4.2. Product claims 1 to 3

As indicated above, the problem underlying the invention is to provide a catalyst or catalyst precursor with a reduced level of fines. As further indicated under point 3.5.3, the products of claims 1 and 3 differ from (1a) in having a lower particle size dispersion. This is generally considered to be a favourable property for a powder. In the present case the skilled man would expect that a narrower particle size distribution of the catalyst would result in a more homogeneous polymer, i.e. polymer particles of about equal size and with about equal properties. The products of claims 1 and 3 might thus be called "obvious desiderata". For a "desideratum" to become obvious in the meaning of Article 56 EPC, there must however be obvious technical means available to the skilled man for its realisation (cf. T 595/90 OJ EPO 94, 695). Such means are not apparent here. Apart from (1a) recommending the addition of an aluminium compound to a solution of magnesium alkyl prior to adding an oxygen-containing compound to avoid catalysts containing lumps (cf. point 4.1.4 above), none of the cited documents provides any information how the particle size distribution of supported catalyst components could be influenced. There was therefore no obvious way for the skilled man how to reduce the level of fines and to obtain a catalyst component with a lower particle dispersion than that obtained according to (1a).
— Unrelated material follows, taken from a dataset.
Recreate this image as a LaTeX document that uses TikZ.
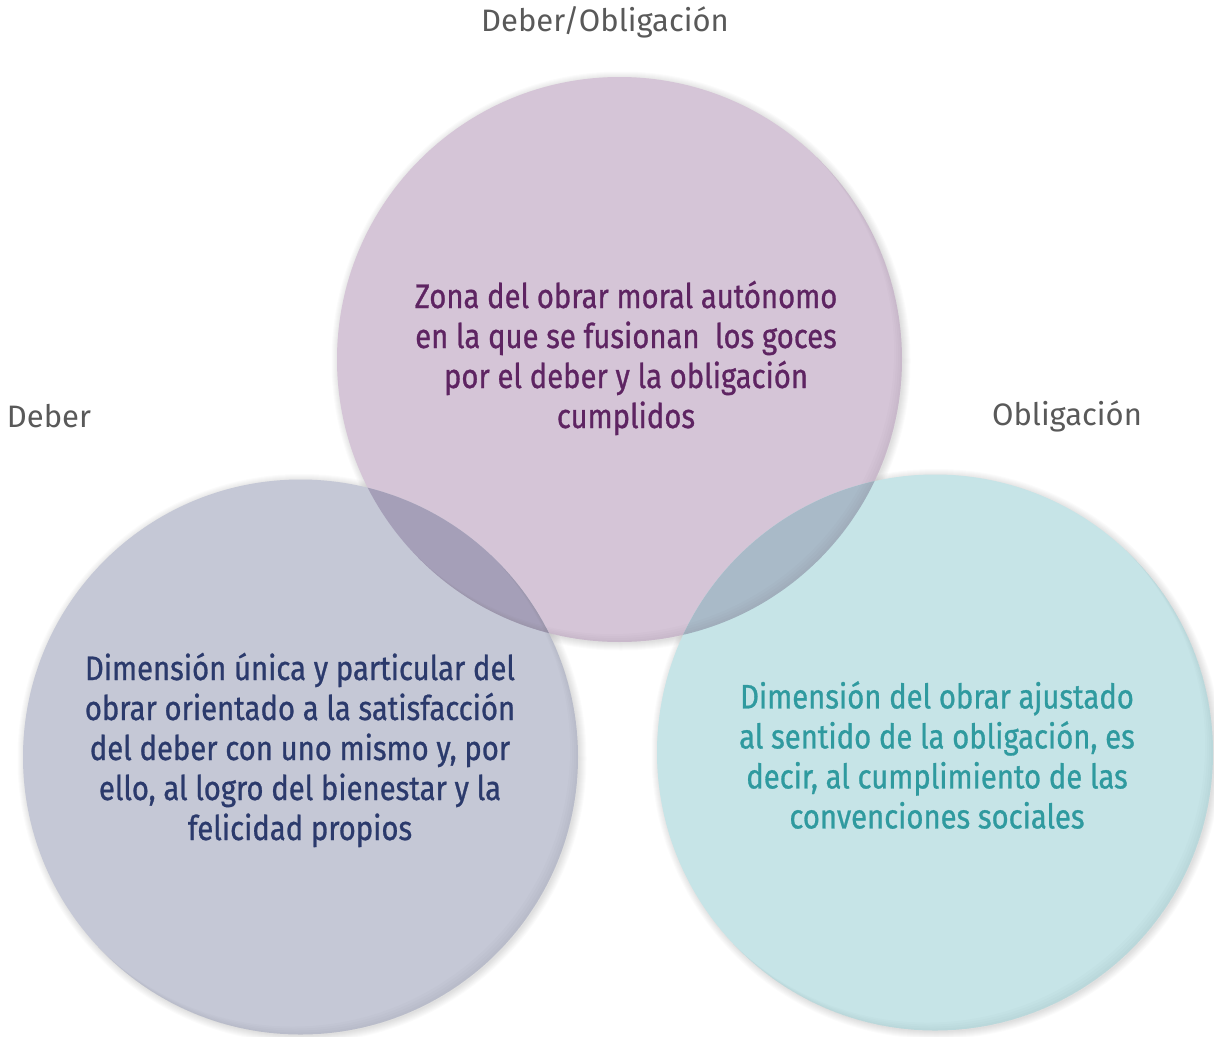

It follows from the foregoing considerations that the products of claims 1 and 3 are not only new, but also involve an inventive step in the meaning of Article 56 EPC. Since claim 2 is a sub-claim dependent upon claim 1, its patentability follows from that of claim 1.

5. Sufficiency of disclosure

The opponents had raised the ground of insufficiency with the argument that the claims as granted would require the presence of magnesium hydrocarbyl carbonate in the support of the catalyst component, whereas the description disclosed methods according to which the support did not comprise such. Since the present set of claims avoids this apparent contradiction, said opposition ground is now without substance.